In this case, you are not supposed to add the area marked with an arrow. The side front piece and the back pieces need to be adjusted down in correspondence with the adjusted intermediate piece. Their length must be adjusted down by the same value as on the intermediate front piece.
There are times when a girl's Bust Width Front is a lot smaller than on the pattern while her Under-Bust Width Front pretty much coincides with it. It makes sense to change the configuration of the bust princess seam in this case. But forming round cups with the help of bones is not a good idea in our particular case: it is enough to stick to the simplified corset-making technique. Please have a look at how the bust princess seam should be adjusted:
Many people tend to make the same mistake: they move from the top of the pattern to the bust line and then to the under-bust line. Never do it this way! You should shift the original bust princess seam line and then carefully bring it to the original under-bust line. People often get it wrong although it is very important!
Sometimes, your client's side length and bust width front measurements are both smaller than on the standard pattern. In this case, you should use a combined technique: re-draw the princess seam first and then shift the altered pattern down to shorten the side length accordingly. After reducing the side length, you can adjust everything else.

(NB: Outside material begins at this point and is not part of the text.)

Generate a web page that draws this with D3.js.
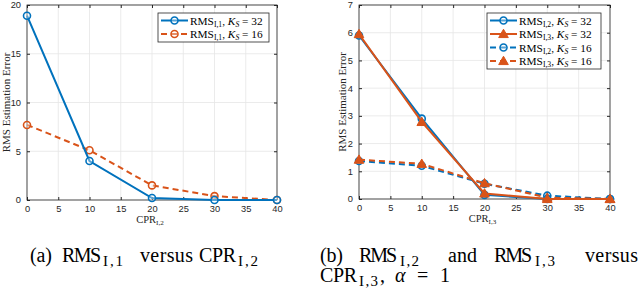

In any case, I would like to repeat the following: as soon as you change the bust princess seam, you automatically change the configuration of the cups, which means you had better abandon the technique of shaping the cups with the help of bones. Stick to the simplified corset-making technique instead.
Olga's corset will be sewn from non-stretch linen fabric and feature a steel busk as was requested by many of our readers. I will show you how to sew it in and how to fasten it.
I will use a standard pattern designed for a grown woman. You can find it on all Corset Academy DVDs dedicated to sewing opaque corsets with boning in the cups.
I arrange the pieces the way I will arrange them on fabric to figure out the consumption of iron-on material.
I multiply the width and the length of the lay by two because I need to cut a lining and a face.
I prepare a piece of iron-on fabric, put it down, and starting duplicating the main fabric.
Now, I need to fold the duplicated fabric in half, transfer the patterns on it, and then fold it lengthwise to cut the face and the lining simultaneously.